Instructions for the task
Leave out the pictures and reproduce all of the data exactly.

Data lines
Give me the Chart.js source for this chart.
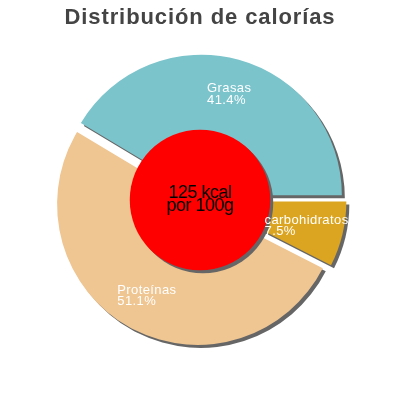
<!DOCTYPE html>
<html>
<head>
<meta charset="utf-8">
<script src="https://cdn.jsdelivr.net/npm/chart.js@4.4.1/dist/chart.umd.min.js"></script>
<style>
    html, body { margin: 0; padding: 0; background: #fff; }
    #wrap { width: 400px; height: 400px; }
</style>
</head>
<body>
<div id="wrap"><canvas id="calories-chart"></canvas></div>
<script>
// Chart data
const titleText = 'Distribución de calorías';
const categories = ['Grasas', 'carbohidratos', 'Proteínas'];
const percentages = [41.4, 7.5, 51.1];
const percentLabels = ['41.4%', '7.5%', '51.1%'];
const centerLines = ['125 kcal', 'por 100g'];

// Styles
const sliceColors = ['#7bc4cc', '#dba521', '#efc591'];
const explode = [5, 6, 5];
const fontFamily = "'Liberation Sans', Arial, sans-serif";

// Move each slice out along its middle angle
const explodePlugin = {
    id: 'explode',
    afterDatasetsUpdate(chart) {
        const meta = chart.getDatasetMeta(0);
        meta.data.forEach((arc, i) => {
            const mid = (arc.startAngle + arc.endAngle) / 2;
            arc.x += Math.cos(mid) * explode[i];
            arc.y += Math.sin(mid) * explode[i];
        });
    }
};

// Drop shadow, centre disc and slice labels
const decorPlugin = {
    id: 'decor',
    beforeDraw(chart) {
        chart.ctx.letterSpacing = '0.9px'; // title spacing
    },
    beforeDatasetsDraw(chart) {
        const ctx = chart.ctx;
        ctx.save();
        ctx.shadowColor = '#666666';
        ctx.shadowOffsetX = 3;
        ctx.shadowOffsetY = 3;
        ctx.shadowBlur = 0;
    },
    afterDatasetsDraw(chart) {
        const ctx = chart.ctx;
        const meta = chart.getDatasetMeta(0);
        const {left, right, top, bottom} = chart.chartArea;
        const cx = (left + right) / 2;
        const cy = (top + bottom) / 2;
        const outer = meta.data[0].outerRadius;

        // red centre disc (still with shadow)
        ctx.fillStyle = '#ff0000';
        ctx.beginPath();
        ctx.arc(cx, cy, outer * 0.5, 0, Math.PI * 2);
        ctx.fill();
        ctx.restore();

        // centre text
        ctx.save();
        ctx.fillStyle = '#000';
        ctx.font = '18px ' + fontFamily;
        ctx.letterSpacing = '-0.5px';
        ctx.textAlign = 'center';
        ctx.textBaseline = 'alphabetic';
        ctx.fillText(centerLines[0], cx, cy - 2.5);
        ctx.fillText(centerLines[1], cx, cy + 11);
        ctx.restore();

        // slice labels
        ctx.save();
        ctx.fillStyle = '#ffffff';
        ctx.font = '13px ' + fontFamily;
        ctx.letterSpacing = '0.4px';
        ctx.textAlign = 'left';
        ctx.textBaseline = 'alphabetic';
        meta.data.forEach((arc, i) => {
            const mid = (arc.startAngle + arc.endAngle) / 2;
            const ax = cx + Math.cos(mid) * outer * 0.78;
            const ay = cy + Math.sin(mid) * outer * 0.78;
            const w = Math.max(ctx.measureText(categories[i]).width,
                               ctx.measureText(percentLabels[i]).width);
            const x0 = ax - w / 2;
            ctx.fillText(categories[i], x0, ay - 2);
            ctx.fillText(percentLabels[i], x0, ay + 9.5);
        });
        ctx.restore();
    },
    afterDraw(chart) {
        chart.ctx.letterSpacing = '0px';
    }
};

const ctx = document.getElementById('calories-chart').getContext('2d');
new Chart(ctx, {
    type: 'pie',
    data: {
        labels: categories,
        datasets: [{
            data: percentages,
            backgroundColor: sliceColors,
            borderWidth: 0,
            radius: 140.5
        }]
    },
    options: {
        responsive: true,
        maintainAspectRatio: false,
        animation: false,
        rotation: 90 - percentages[0] * 3.6,
        layout: {
            padding: { top: 0, bottom: 31.4, left: 0, right: 0 }
        },
        plugins: {
            legend: { display: false },
            tooltip: { enabled: false },
            title: {
                display: true,
                text: titleText,
                color: '#444444',
                font: { family: fontFamily, size: 22, weight: 'bold' },
                padding: { top: 5, bottom: 0 }
            }
        }
    },
    plugins: [explodePlugin, decorPlugin]
});
</script>
</body>
</html>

Response below
Give me the Chart.js source for this chart.
<!DOCTYPE html>
<html>
<head>
<meta charset="utf-8">
<script src="https://cdn.jsdelivr.net/npm/chart.js@4.4.1/dist/chart.umd.min.js"></script>
<style>
    html, body { margin: 0; padding: 0; background: #fff; }
    #wrap { width: 400px; height: 400px; }
</style>
</head>
<body>
<div id="wrap"><canvas id="calories-chart"></canvas></div>
<script>
// Chart data
const titleText = 'Distribución de calorías';
const categories = ['Grasas', 'carbohidratos', 'Proteínas'];
const percentages = [41.4, 7.5, 51.1];
const percentLabels = ['41.4%', '7.5%', '51.1%'];
const centerLines = ['125 kcal', 'por 100g'];

// Styles
const sliceColors = ['#7bc4cc', '#dba521', '#efc591'];
const explode = [5, 6, 5];
const fontFamily = "'Liberation Sans', Arial, sans-serif";

// Move each slice out along its middle angle
const explodePlugin = {
    id: 'explode',
    afterDatasetsUpdate(chart) {
        const meta = chart.getDatasetMeta(0);
        meta.data.forEach((arc, i) => {
            const mid = (arc.startAngle + arc.endAngle) / 2;
            arc.x += Math.cos(mid) * explode[i];
            arc.y += Math.sin(mid) * explode[i];
        });
    }
};

// Drop shadow, centre disc and slice labels
const decorPlugin = {
    id: 'decor',
    beforeDraw(chart) {
        chart.ctx.letterSpacing = '0.9px'; // title spacing
    },
    beforeDatasetsDraw(chart) {
        const ctx = chart.ctx;
        ctx.save();
        ctx.shadowColor = '#666666';
        ctx.shadowOffsetX = 3;
        ctx.shadowOffsetY = 3;
        ctx.shadowBlur = 0;
    },
    afterDatasetsDraw(chart) {
        const ctx = chart.ctx;
        const meta = chart.getDatasetMeta(0);
        const {left, right, top, bottom} = chart.chartArea;
        const cx = (left + right) / 2;
        const cy = (top + bottom) / 2;
        const outer = meta.data[0].outerRadius;

        // red centre disc (still with shadow)
        ctx.fillStyle = '#ff0000';
        ctx.beginPath();
        ctx.arc(cx, cy, outer * 0.5, 0, Math.PI * 2);
        ctx.fill();
        ctx.restore();

        // centre text
        ctx.save();
        ctx.fillStyle = '#000';
        ctx.font = '18px ' + fontFamily;
        ctx.letterSpacing = '-0.5px';
        ctx.textAlign = 'center';
        ctx.textBaseline = 'alphabetic';
        ctx.fillText(centerLines[0], cx, cy - 2.5);
        ctx.fillText(centerLines[1], cx, cy + 11);
        ctx.restore();

        // slice labels
        ctx.save();
        ctx.fillStyle = '#ffffff';
        ctx.font = '13px ' + fontFamily;
        ctx.letterSpacing = '0.4px';
        ctx.textAlign = 'left';
        ctx.textBaseline = 'alphabetic';
        meta.data.forEach((arc, i) => {
            const mid = (arc.startAngle + arc.endAngle) / 2;
            const ax = cx + Math.cos(mid) * outer * 0.78;
            const ay = cy + Math.sin(mid) * outer * 0.78;
            const w = Math.max(ctx.measureText(categories[i]).width,
                               ctx.measureText(percentLabels[i]).width);
            const x0 = ax - w / 2;
            ctx.fillText(categories[i], x0, ay - 2);
            ctx.fillText(percentLabels[i], x0, ay + 9.5);
        });
        ctx.restore();
    },
    afterDraw(chart) {
        chart.ctx.letterSpacing = '0px';
    }
};

const ctx = document.getElementById('calories-chart').getContext('2d');
new Chart(ctx, {
    type: 'pie',
    data: {
        labels: categories,
        datasets: [{
            data: percentages,
            backgroundColor: sliceColors,
            borderWidth: 0,
            radius: 140.5
        }]
    },
    options: {
        responsive: true,
        maintainAspectRatio: false,
        animation: false,
        rotation: 90 - percentages[0] * 3.6,
        layout: {
            padding: { top: 0, bottom: 31.4, left: 0, right: 0 }
        },
        plugins: {
            legend: { display: false },
            tooltip: { enabled: false },
            title: {
                display: true,
                text: titleText,
                color: '#444444',
                font: { family: fontFamily, size: 22, weight: 'bold' },
                padding: { top: 5, bottom: 0 }
            }
        }
    },
    plugins: [explodePlugin, decorPlugin]
});
</script>
</body>
</html>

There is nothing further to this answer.